Soledad Gallego-Díaz, en 'El País'
¿Y si la culpa de lo que está ocurriendo, del espantoso año que se nos viene encima a nosotros y a otros muchos países del mundo desarrollado occidental, no fuera de los mercados, la palabra mantra que no se deja de oír desde que empezó la crisis, sino de los Gobiernos, como toda la santa y antigua vida se había dicho?
Si la pregunta se la hace un simple ciudadano, español o norteamericano, es muy probable que expertos y analistas le miren con lástima mezclada con cierta ternura, es decir, con conmiseración. ¡Qué desconocimiento de las reglas con las que funciona la sociedad moderna! Afortunadamente, la interrogante la están formulando conocidos profesores e investigadores sociales de medio mundo y, sobre todo, de Estados Unidos, así que no debe estar del todo mal que le prestemos atención.
El número de enero-febrero de la revista Foreign Affairs incluye un artículo de Robert Lieberman (no el director de cine, sino el profesor de la Universidad de Columbia, del mismo nombre) que apoya y comparte la tesis difundida por sus colegas Jacob Hacker y Paul Pierson en su reciente libro ¿Por qué los ricos se están volviendo más ricos? "Es el Gobierno, estúpidos", viene a decir. La enorme desigualdad que se ha ido produciendo en la sociedad norteamericana no se debe a las imparables fuerzas del mercado, afirma, sino a algo mucho más comprensible y sencillo: políticas directas y leyes aprobadas en el Congreso que, consciente o inconscientemente, han favorecido, una y otra vez, a quienes tenían más dinero y exigían que se les dejara trabajar y aumentarlo sin trabas ni regulaciones.
Se trata de Gobiernos y de leyes que, además, tampoco hicieron nada para aumentar el pago de impuestos por parte de esos ricos, que no se estaban haciendo más ricos, sino escandalosamente más opulentos, afirma.
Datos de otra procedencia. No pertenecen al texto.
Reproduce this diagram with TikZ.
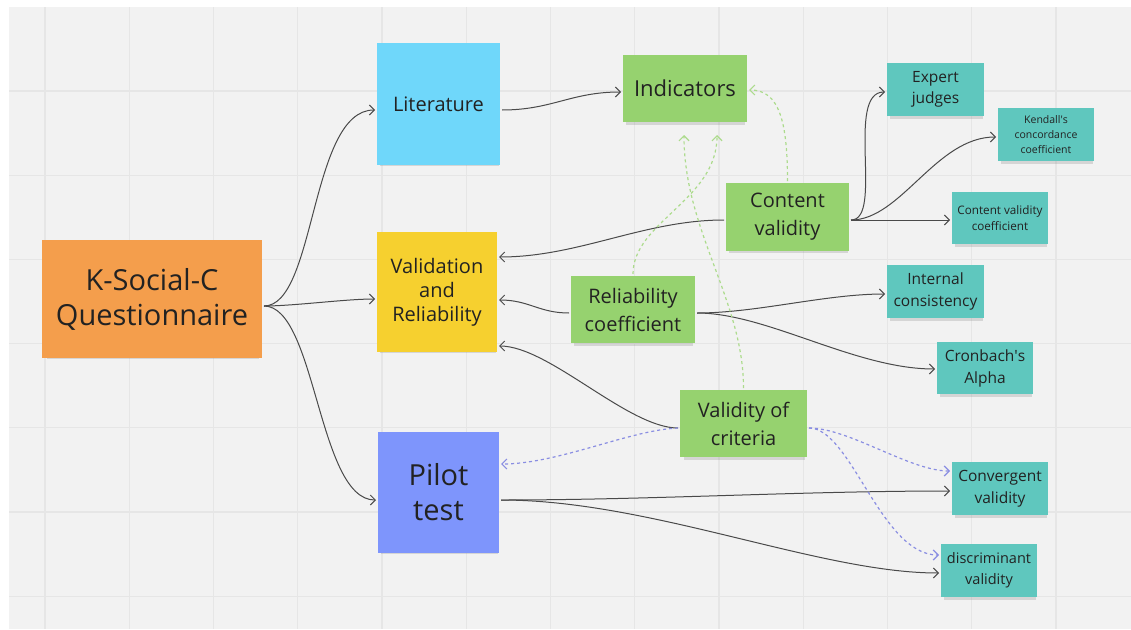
\documentclass[tikz,border=0pt]{standalone}
\usepackage{fontspec}
\setmainfont{Open Sans}
\usetikzlibrary{arrows.meta,shadows}

\definecolor{board}{HTML}{F2F2F2}
\definecolor{gridline}{HTML}{E6E6E6}
\definecolor{orangenote}{HTML}{F49E4C}
\definecolor{skynote}{HTML}{6FD7FA}
\definecolor{yellownote}{HTML}{F6D02F}
\definecolor{bluenote}{HTML}{7E95FC}
\definecolor{greennote}{HTML}{96D26F}
\definecolor{tealnote}{HTML}{5FC7BE}
\definecolor{ink}{HTML}{222222}
\definecolor{wire}{HTML}{4A4A4A}
\definecolor{greendash}{HTML}{ACDB8C}
\definecolor{violetdash}{HTML}{8A8EE2}

\newcommand{\fs}[2]{\fontsize{#1}{#2}\selectfont}

\begin{document}
\begin{tikzpicture}
	[x=1pt,y=-1pt,
	note/.style={rectangle,inner sep=0pt,outer sep=2pt,align=center,text=ink,
		drop shadow={shadow xshift=1pt,shadow yshift=-4pt,opacity=.25,shadow scale=.96}},
	link/.style={draw=wire,line width=1pt,-{Straight Barb[length=5pt,width=10pt]}},
	hint/.style={link,draw=greendash,dash pattern=on 3pt off 3pt,line width=1.2pt},
	crit/.style={link,draw=violetdash,dash pattern=on 3pt off 3pt,line width=1.2pt}]
	\useasboundingbox (0,0) rectangle (1131,629);
	\fill[white] (0,0) rectangle (1131,629);
	\fill[board] (9,7) rectangle (1131,629);
	\foreach \k in {0,...,12}
	\draw[gridline,line width=1.2pt] ({45+84.25*\k},7) -- ({45+84.25*\k},629);
	\foreach \k in {0,...,6}
	\draw[gridline,line width=1.2pt] (9,{91+84.2*\k}) -- (1131,{91+84.2*\k});
	
	% main notes
	\node[note,fill=orangenote,minimum width=220pt,minimum height=118pt,font=\fs{29}{35}] (ksc) at (152,299) {K-Social-C\\Questionnaire};
	\node[note,fill=skynote,minimum width=123pt,minimum height=122pt,font=\fs{20}{24}] (lit) at (438.5,104) {Literature};
	\node[note,fill=yellownote,minimum width=120pt,minimum height=120pt,font=\fs{20}{24}] (valrel) at (437,292) {Validation\\and\\Reliability};
	\node[note,fill=bluenote,minimum width=121pt,minimum height=121pt,font=\fs{29}{35}] (pilot) at (438.5,492.5) {Pilot\\test};
	
	% green notes
	\node[note,fill=greennote,minimum width=124pt,minimum height=67pt,font=\fs{22}{26}] (ind) at (685,88.5) {Indicators};
	\node[note,fill=greennote,minimum width=123pt,minimum height=68pt,font=\fs{20}{28}] (cv) at (787.5,217) {Content\\validity};
	\node[note,fill=greennote,minimum width=124pt,minimum height=67pt,font=\fs{20}{28}] (rc) at (633,309.5) {Reliability\\coefficient};
	\node[note,fill=greennote,minimum width=127pt,minimum height=67pt,font=\fs{20}{28}] (voc) at (743.5,423.5) {Validity of\\criteria};
	
	% teal notes
	\node[note,fill=tealnote,minimum width=97pt,minimum height=53pt,font=\fs{15.5}{21}] (expert) at (935.5,89.5) {Expert\\judges};
	\node[note,fill=tealnote,minimum width=96pt,minimum height=53pt,font=\fs{10.5}{15}] (kendall) at (1046,134.5) {Kendall\textquotesingle s\\concordance\\coefficient};
	\node[note,fill=tealnote,minimum width=96pt,minimum height=52pt,font=\fs{11.7}{16}] (cvc) at (1000,218) {Content validity\\coefficient};
	\node[note,fill=tealnote,minimum width=97pt,minimum height=53pt,font=\fs{15.5}{22}] (ic) at (935.5,291.5) {Internal\\consistency};
	\node[note,fill=tealnote,minimum width=96pt,minimum height=52pt,font=\fs{15.5}{22}] (cron) at (985,368) {Cronbach\textquotesingle s\\Alpha};
	\node[note,fill=tealnote,minimum width=96pt,minimum height=53pt,font=\fs{15.5}{22}] (conv) at (1000,488.5) {Convergent\\validity};
	\node[note,fill=tealnote,minimum width=96pt,minimum height=53pt,font=\fs{14.5}{21}] (disc) at (989,570.5) {discriminant\\validity};
	
	% solid links
	\draw[link] ([yshift=-7pt]ksc.east) .. controls +(52,0) and +(-65,0) .. ([yshift=-6pt]lit.west);
	\draw[link] ([yshift=-7pt]ksc.east) .. controls +(30,0) and +(-30,0) .. ([yshift=-7pt]valrel.west);
	\draw[link] ([yshift=-7pt]ksc.east) .. controls +(52,0) and +(-58,0) .. ([yshift=-7.5pt]pilot.west);
	\draw[link] ([yshift=-6pt]lit.east) .. controls +(50,0) and +(-50,0) .. ([yshift=-3.5pt]ind.west);
	\draw[link] ([yshift=-3pt]cv.west) .. controls +(-80,0) and +(80,0) .. ([yshift=35pt]valrel.east);
	\draw[link] ([yshift=-3pt]cv.east) .. controls +(33,0) and +(-40,0) .. ([yshift=-2.5pt]expert.west);
	\draw[link] ([yshift=-3pt]cv.east) .. controls +(50,0) and +(-60,0) .. ([yshift=-2.5pt]kendall.west);
	\draw[link] ([yshift=-3pt]cv.east) -- ([yshift=-2pt]cvc.west);
	\draw[link] ([yshift=-3.5pt]rc.west) .. controls +(-30,0) and +(30,0) .. ([yshift=-8pt]valrel.east);
	\draw[link] ([yshift=-3.5pt]rc.east) .. controls +(60,0) and +(-60,0) .. ([yshift=-2.5pt]ic.west);
	\draw[link] ([yshift=-3.5pt]rc.east) .. controls +(70,0) and +(-80,0) .. ([yshift=-1pt]cron.west);
	\draw[link] ([yshift=-4.5pt]voc.west) .. controls +(-50,0) and +(50,0) .. ([yshift=-54pt]valrel.east);
	\draw[link] ([yshift=-7.5pt]pilot.east) .. controls +(150,0) and +(-150,0) .. ([yshift=-2.5pt]conv.west);
	\draw[link] ([yshift=-7.5pt]pilot.east) .. controls +(150,0) and +(-120,0) .. ([yshift=-2.5pt]disc.west);
	
	% dashed links
	\draw[crit] ([yshift=-4.5pt]voc.west) .. controls +(-48,2) and +(57,0) .. ([yshift=28.5pt]pilot.east);
	\draw[crit] ([yshift=-4.5pt]voc.east) .. controls +(40,0) and +(-40,0) .. ([yshift=17.5pt]conv.west);
	\draw[crit] ([yshift=-4.5pt]voc.east) .. controls +(42,0) and +(-58,0) .. ([yshift=15.5pt]disc.west);
	\draw[hint] (cv.north) .. controls +(0,-60) and +(30,0) .. ([yshift=-1.5pt]ind.east);
	\draw[hint] (rc.north) .. controls +(0,-52) and +(0,65) .. ([shift={(32pt,-11pt)}]ind.south);
	\draw[hint] (voc.north) .. controls +(0,-87) and +(0,95) .. ([shift={(-1pt,-11pt)}]ind.south);
\end{tikzpicture}
\end{document}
Simplemente, se han amplificado los resultados de las transformaciones económicas, dirigiendo los beneficios exclusivamente hacia los más ricos, al mismo tiempo que se regulaban los sindicatos y se modificaba el derecho laboral para hacer más difícil cualquier intento de equilibrar fuerzas, aseguran estos destacados profesores norteamericanos.
La misma idea subyace en el último texto de Francis Fukuyama, que también disfruta de un considerable prestigio como investigador social. (http://www.the-american-interest.com/article-bd.cfm?piece=906). Fukuyama va un paso más allá y se pregunta por qué ha sido eso posible. ¿Acaso América es una plutocracia?, escribe. Es decir, ¿acaso América (y por extensión, el mundo desarrollado occidental) está gobernada por los ricos y para los ricos? Obviamente no, si eso significa que en Estados Unidos los no ricos no tienen capacidad de influencia. Obviamente sí, si lo que se pretende demostrar es que los representantes de la riqueza tienen una influencia cada día más desproporcionada.
Fukuyama, que nunca ha sido valorado como un representante de la izquierda americana, se interroga, sin embargo, sobre los efectos perversos de su desaparición o de la pérdida de fuerza de sus reclamaciones más tradicionales, como la exigencia de mayores y más equilibradas políticas de redistribución de la riqueza. La gran pregunta, mantiene, es por qué el aumento de la desigualdad no ha generado mayor presión de la izquierda para lograr esa redistribución de la riqueza, como en otras épocas. Left out (Desaparecida) titula.
Ahora que se acerca el fin de año y los medios de comunicación suelen elaborar listas con los mejores de cada ámbito, permítanme que recoja la que para mí ha sido la mejor frase de todo 2010. La dijo el exquisito presidente de la BP, Tony Hayward, molesto con los periodistas que le preguntaban sobre su responsabilidad en el mayor derrame de petróleo de la historia del golfo de México. "¡Por favor! Me gustaría que me dejaran recuperar mi vida". Eso es exactamente lo que ha pasado.